§ **What is being asked**
In the listing below, pick out lines with "chart".

----

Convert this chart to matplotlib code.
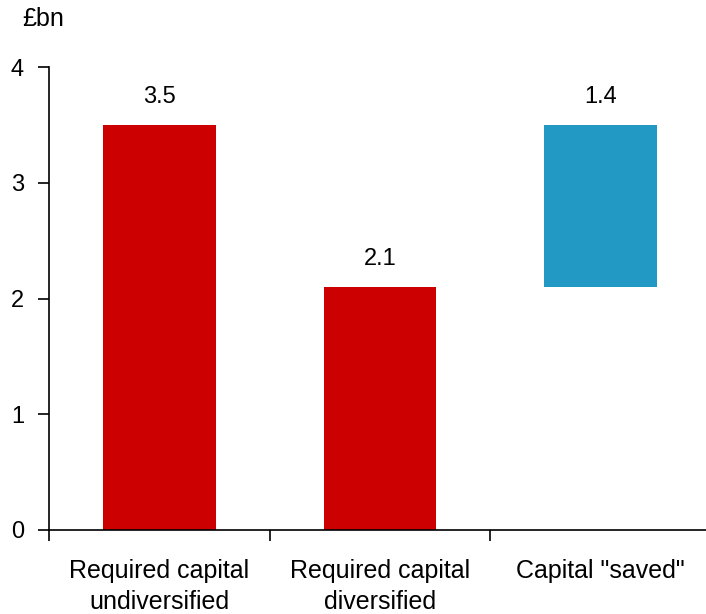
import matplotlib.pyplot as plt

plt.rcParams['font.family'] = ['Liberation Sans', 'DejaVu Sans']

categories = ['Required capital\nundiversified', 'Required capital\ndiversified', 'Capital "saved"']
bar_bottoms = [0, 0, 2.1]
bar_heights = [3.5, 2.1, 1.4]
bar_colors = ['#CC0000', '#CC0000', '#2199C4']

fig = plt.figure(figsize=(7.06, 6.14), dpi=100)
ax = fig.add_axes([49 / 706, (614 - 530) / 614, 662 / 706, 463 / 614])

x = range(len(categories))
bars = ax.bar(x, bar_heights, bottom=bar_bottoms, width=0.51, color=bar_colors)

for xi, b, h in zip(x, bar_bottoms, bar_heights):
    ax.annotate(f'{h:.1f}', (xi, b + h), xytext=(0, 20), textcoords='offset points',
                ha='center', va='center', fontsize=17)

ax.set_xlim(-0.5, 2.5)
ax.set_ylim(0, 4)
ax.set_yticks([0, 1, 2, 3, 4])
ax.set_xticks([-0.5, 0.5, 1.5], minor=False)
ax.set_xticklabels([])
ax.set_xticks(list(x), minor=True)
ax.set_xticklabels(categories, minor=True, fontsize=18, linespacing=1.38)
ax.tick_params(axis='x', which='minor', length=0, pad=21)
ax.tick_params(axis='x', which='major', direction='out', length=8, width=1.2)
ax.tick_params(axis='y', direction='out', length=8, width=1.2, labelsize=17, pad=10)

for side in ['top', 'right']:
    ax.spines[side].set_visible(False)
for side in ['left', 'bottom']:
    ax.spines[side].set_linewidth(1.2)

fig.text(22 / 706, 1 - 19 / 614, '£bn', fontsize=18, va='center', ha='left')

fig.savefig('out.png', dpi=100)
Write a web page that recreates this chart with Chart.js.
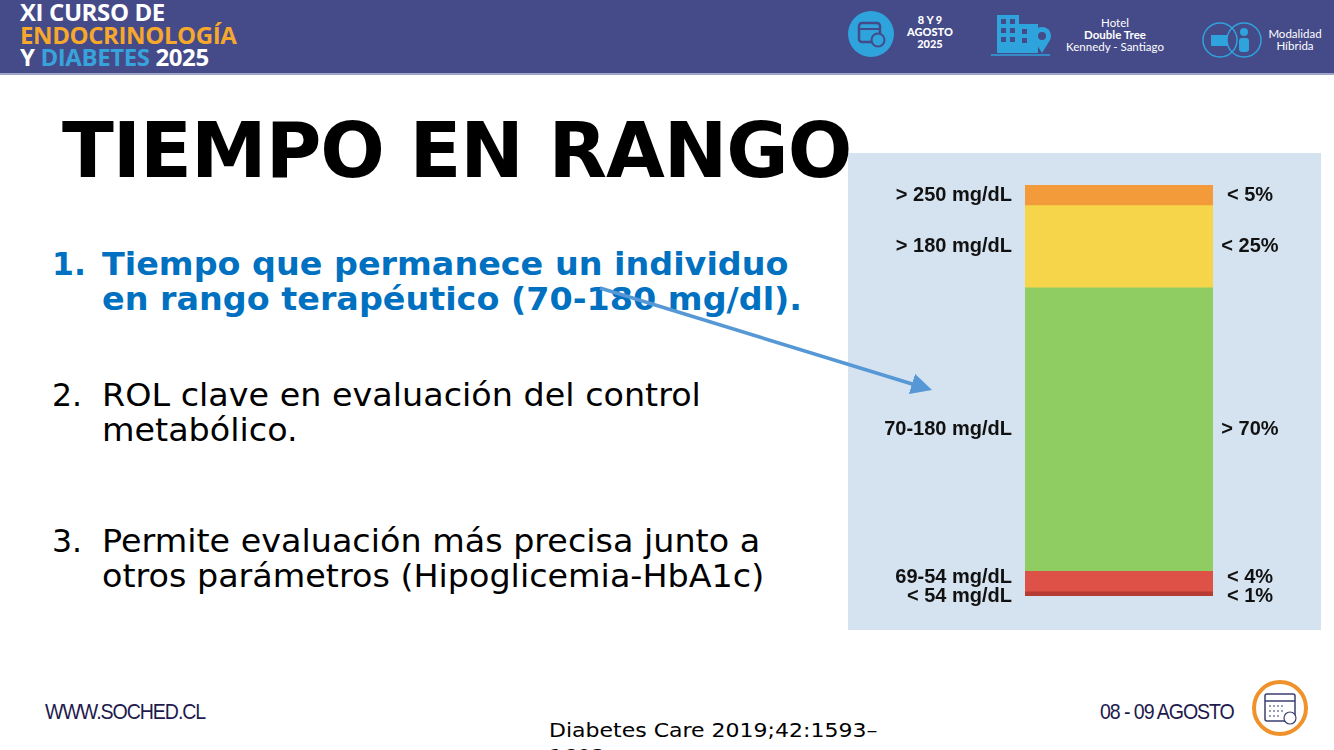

----

§ **Task result**
Convert this chart to matplotlib code.
Write a web page that recreates this chart with Chart.js.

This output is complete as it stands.